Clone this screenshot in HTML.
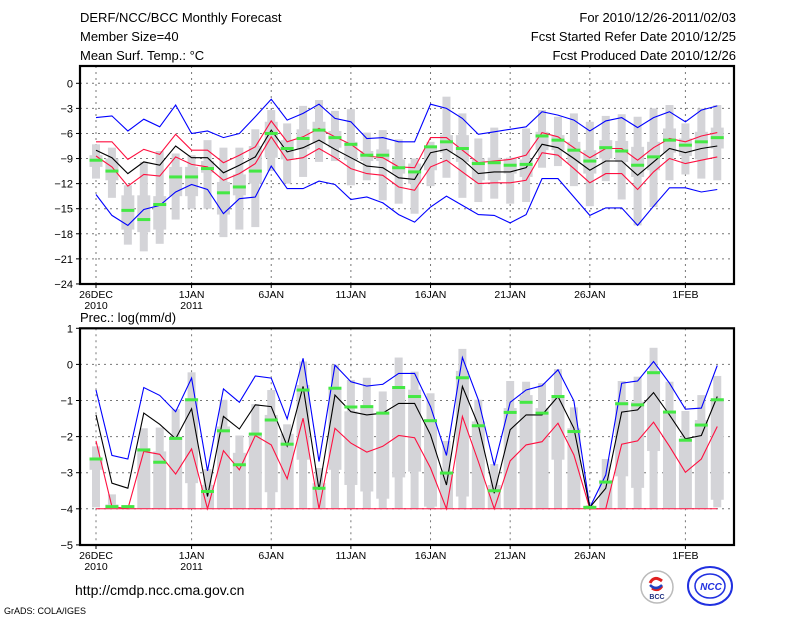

┄┄┄┄┄┄┄┄┄┄

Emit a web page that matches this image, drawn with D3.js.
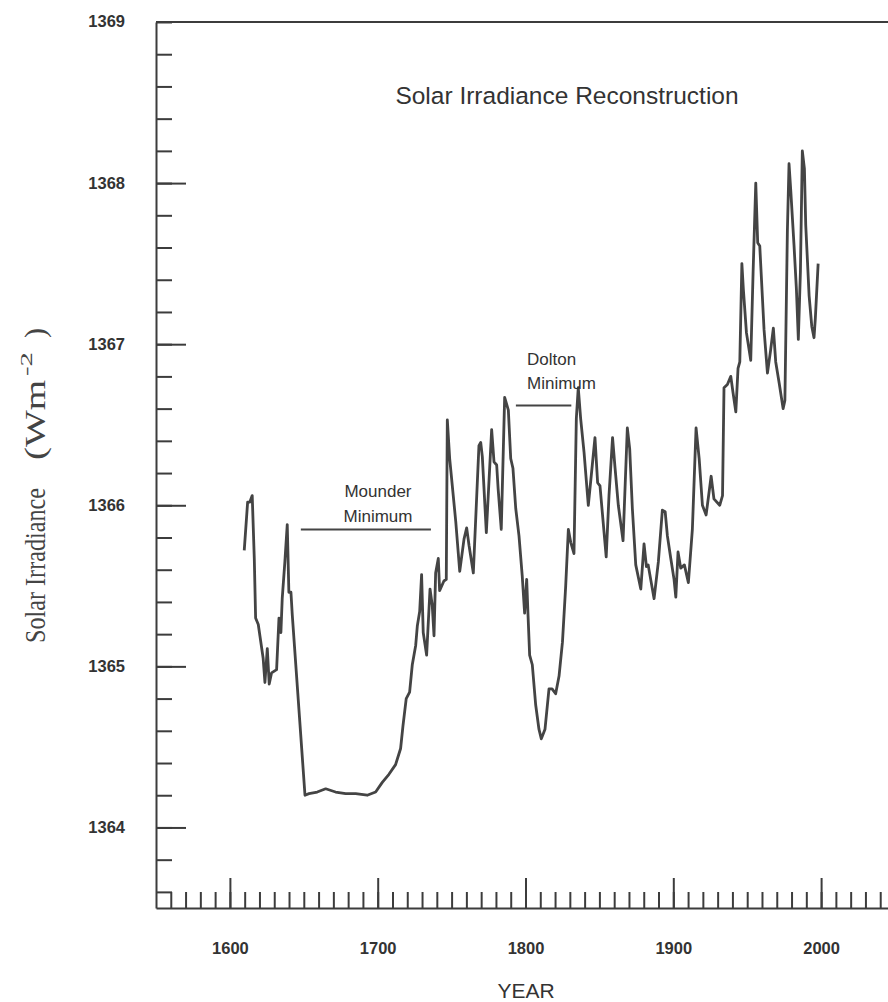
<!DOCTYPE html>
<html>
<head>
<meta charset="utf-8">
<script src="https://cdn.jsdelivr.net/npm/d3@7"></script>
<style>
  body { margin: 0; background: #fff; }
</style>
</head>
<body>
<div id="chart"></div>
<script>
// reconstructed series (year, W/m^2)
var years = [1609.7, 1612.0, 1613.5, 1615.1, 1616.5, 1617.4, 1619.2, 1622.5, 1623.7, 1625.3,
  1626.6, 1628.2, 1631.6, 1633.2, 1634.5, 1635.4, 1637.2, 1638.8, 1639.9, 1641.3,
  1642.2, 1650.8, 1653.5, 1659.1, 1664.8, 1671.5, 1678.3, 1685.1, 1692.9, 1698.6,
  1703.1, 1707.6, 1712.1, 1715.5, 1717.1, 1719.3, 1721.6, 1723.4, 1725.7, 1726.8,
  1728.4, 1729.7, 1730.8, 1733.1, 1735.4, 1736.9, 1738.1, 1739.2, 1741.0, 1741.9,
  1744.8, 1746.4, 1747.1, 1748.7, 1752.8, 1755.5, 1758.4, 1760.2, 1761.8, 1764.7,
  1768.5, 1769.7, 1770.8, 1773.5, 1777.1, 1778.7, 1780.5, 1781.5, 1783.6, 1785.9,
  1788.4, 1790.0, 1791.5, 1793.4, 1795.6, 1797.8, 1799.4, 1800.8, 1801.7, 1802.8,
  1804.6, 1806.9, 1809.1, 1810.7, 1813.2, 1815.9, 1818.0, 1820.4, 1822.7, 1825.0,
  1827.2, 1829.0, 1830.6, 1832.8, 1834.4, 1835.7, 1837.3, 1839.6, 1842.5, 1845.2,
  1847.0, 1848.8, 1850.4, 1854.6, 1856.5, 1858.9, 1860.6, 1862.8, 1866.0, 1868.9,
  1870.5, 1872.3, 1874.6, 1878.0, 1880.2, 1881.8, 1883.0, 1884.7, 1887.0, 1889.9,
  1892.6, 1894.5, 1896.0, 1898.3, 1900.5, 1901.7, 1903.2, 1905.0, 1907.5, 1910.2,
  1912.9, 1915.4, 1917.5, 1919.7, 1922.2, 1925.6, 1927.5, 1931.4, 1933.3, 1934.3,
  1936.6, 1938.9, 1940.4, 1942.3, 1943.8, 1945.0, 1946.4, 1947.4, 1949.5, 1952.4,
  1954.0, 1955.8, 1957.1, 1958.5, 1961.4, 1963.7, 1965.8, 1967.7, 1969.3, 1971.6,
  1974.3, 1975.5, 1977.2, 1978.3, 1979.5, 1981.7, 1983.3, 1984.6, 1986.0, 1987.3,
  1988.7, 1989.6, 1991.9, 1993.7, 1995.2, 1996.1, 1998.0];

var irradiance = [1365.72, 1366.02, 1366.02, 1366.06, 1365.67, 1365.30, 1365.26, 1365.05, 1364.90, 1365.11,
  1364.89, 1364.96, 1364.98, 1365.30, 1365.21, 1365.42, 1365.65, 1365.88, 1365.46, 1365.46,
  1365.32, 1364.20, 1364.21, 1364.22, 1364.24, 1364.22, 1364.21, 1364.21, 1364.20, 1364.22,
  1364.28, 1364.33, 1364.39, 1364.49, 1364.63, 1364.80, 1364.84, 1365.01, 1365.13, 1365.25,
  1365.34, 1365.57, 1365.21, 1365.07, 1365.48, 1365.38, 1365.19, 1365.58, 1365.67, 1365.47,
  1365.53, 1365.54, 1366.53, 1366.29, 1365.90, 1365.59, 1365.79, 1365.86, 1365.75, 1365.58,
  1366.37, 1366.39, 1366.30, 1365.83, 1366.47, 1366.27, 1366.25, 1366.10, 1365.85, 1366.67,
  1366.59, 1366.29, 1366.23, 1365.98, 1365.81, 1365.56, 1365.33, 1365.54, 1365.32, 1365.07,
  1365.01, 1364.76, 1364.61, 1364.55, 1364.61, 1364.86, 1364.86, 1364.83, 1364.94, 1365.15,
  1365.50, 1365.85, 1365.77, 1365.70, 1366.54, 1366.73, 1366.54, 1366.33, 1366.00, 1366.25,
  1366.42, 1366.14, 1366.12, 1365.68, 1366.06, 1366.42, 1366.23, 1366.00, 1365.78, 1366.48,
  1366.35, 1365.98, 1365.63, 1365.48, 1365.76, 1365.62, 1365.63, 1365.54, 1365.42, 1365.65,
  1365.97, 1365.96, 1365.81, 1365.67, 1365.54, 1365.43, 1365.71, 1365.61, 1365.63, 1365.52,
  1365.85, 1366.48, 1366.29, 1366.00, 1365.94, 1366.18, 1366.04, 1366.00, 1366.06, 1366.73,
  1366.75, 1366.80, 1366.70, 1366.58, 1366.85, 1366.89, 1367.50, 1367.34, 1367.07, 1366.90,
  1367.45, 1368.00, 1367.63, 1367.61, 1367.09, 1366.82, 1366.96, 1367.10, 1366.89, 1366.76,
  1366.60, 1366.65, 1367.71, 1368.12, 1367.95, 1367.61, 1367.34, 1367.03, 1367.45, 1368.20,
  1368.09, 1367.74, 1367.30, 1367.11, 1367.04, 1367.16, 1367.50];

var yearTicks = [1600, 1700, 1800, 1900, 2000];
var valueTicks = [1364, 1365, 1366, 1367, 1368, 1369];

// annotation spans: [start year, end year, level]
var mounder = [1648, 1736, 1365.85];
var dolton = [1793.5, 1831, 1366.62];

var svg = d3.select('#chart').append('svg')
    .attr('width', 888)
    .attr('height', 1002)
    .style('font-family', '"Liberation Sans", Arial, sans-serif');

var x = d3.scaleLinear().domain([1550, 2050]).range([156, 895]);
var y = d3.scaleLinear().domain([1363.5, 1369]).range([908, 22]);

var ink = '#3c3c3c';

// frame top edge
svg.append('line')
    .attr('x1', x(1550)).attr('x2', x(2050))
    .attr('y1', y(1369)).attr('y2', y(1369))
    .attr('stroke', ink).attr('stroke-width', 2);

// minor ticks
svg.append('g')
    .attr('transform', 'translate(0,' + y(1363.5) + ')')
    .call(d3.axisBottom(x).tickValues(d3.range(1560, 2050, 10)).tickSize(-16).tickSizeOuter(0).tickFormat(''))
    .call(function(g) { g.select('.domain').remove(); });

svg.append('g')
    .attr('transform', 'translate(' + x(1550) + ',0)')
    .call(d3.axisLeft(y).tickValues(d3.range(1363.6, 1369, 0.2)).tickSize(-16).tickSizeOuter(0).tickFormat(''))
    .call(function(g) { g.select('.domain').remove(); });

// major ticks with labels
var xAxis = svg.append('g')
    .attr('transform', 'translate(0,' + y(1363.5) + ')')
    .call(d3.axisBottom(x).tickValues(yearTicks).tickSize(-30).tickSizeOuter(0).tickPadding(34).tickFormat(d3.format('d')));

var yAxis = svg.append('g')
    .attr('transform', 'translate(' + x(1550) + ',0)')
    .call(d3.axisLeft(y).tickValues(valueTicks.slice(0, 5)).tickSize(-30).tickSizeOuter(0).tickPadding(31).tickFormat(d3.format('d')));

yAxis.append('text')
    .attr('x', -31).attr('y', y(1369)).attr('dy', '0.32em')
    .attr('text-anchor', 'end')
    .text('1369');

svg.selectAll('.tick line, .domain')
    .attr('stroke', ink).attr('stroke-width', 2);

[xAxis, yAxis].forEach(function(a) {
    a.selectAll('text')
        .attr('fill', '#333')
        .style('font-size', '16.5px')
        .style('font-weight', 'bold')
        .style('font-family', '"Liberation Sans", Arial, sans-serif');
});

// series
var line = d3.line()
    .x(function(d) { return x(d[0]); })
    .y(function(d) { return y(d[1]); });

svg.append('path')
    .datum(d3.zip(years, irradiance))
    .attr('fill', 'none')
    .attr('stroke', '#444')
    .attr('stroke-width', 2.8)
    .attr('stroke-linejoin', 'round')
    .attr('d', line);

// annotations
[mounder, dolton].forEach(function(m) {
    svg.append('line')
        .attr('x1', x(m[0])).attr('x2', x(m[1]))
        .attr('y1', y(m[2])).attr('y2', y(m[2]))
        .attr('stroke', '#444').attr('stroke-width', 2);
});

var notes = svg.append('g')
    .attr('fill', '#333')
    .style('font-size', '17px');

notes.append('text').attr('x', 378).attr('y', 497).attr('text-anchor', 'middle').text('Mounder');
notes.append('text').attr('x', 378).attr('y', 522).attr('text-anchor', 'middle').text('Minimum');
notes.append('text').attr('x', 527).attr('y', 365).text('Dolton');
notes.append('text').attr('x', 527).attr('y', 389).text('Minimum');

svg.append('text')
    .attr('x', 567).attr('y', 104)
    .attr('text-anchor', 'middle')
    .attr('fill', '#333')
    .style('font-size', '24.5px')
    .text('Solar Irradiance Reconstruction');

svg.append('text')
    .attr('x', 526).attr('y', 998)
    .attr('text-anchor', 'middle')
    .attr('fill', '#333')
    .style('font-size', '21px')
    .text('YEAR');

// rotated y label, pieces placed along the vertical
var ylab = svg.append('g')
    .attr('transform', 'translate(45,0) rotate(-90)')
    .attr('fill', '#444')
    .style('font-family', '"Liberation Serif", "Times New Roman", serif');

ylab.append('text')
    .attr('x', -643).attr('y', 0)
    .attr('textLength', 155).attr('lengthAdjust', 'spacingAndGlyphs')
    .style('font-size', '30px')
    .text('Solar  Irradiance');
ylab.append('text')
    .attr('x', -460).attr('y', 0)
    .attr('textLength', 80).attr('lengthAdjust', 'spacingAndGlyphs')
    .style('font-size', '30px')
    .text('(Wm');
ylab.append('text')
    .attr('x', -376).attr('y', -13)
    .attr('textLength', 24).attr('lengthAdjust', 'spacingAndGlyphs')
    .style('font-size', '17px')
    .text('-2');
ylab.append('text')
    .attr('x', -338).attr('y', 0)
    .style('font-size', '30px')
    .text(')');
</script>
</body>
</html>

┄┄┄┄┄┄┄┄┄┄

_What you need to do_. Copy out each line of the material that holds the word "with".

_The response_.
Emit a web page that matches this image, drawn with D3.js.
// major ticks with labels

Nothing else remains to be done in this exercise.